Johnson has no chance whatever, his credentials notwithstanding. Either narcissistic blowhard Trump or evil power-hungry Hilldog will become President next January. Your actual choice is which of them you find to be the less poisonous.

As usual a fine, astute analysis, Paul. I still believe that the LP ticket can win. A lot depends on how they perform tonight, apparently on another Town Hall–I cancelled my cable TV so basically don’t keep up on TV or mainstream propaganda, er, news–on CNN. Because that will certainly determine whether Johnson reaches 15% in the polls to get them in the debates. If they get in the debates and IF they (esp. Johnson) shine as they should compared to the Disastrous Duo, then IF the ticket starts polling at 20-25%, then I DO BELIEVE that that percentage will be the threshold to initiate a cascade toward the only sane, rational choice, i.e. the LP ticket, whatever their demonstrable lack of principled support for liberty.

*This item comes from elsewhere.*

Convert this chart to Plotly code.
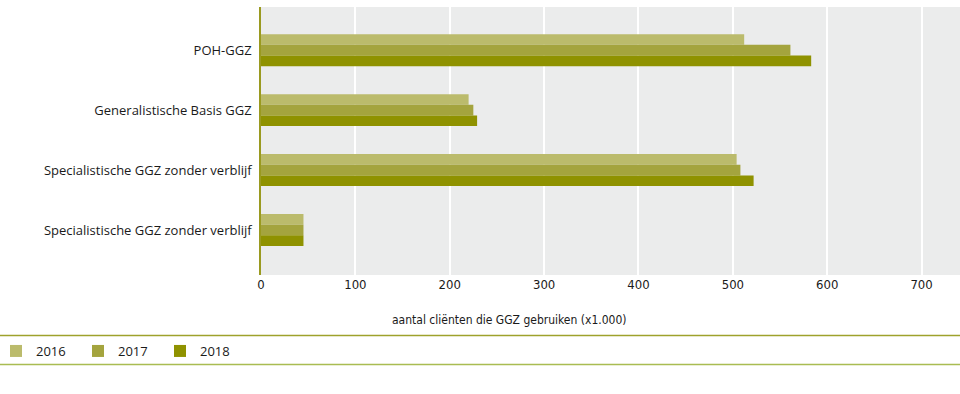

I would love to see the LP qualify for presidential debates, but I question how much support they will get when it’s time to vote. Too many people will choose between the two major parties rather than ‘waste’ their vote. Also, I can’t imagine the LP ticket winning outright in the Electoral College vote. The best they could do is split the vote three ways. What is the chance that the establishmentarians in the House of Representatives will actually pick LP?

One more question: the LP may be fiscally conservative but are they for smaller government? I’ve heard otherwise. In that case doesn’t ‘fiscally conservative and socially liberal’ translate to ever higher taxes and bigger government rather than to decreased spending and budget surpluses?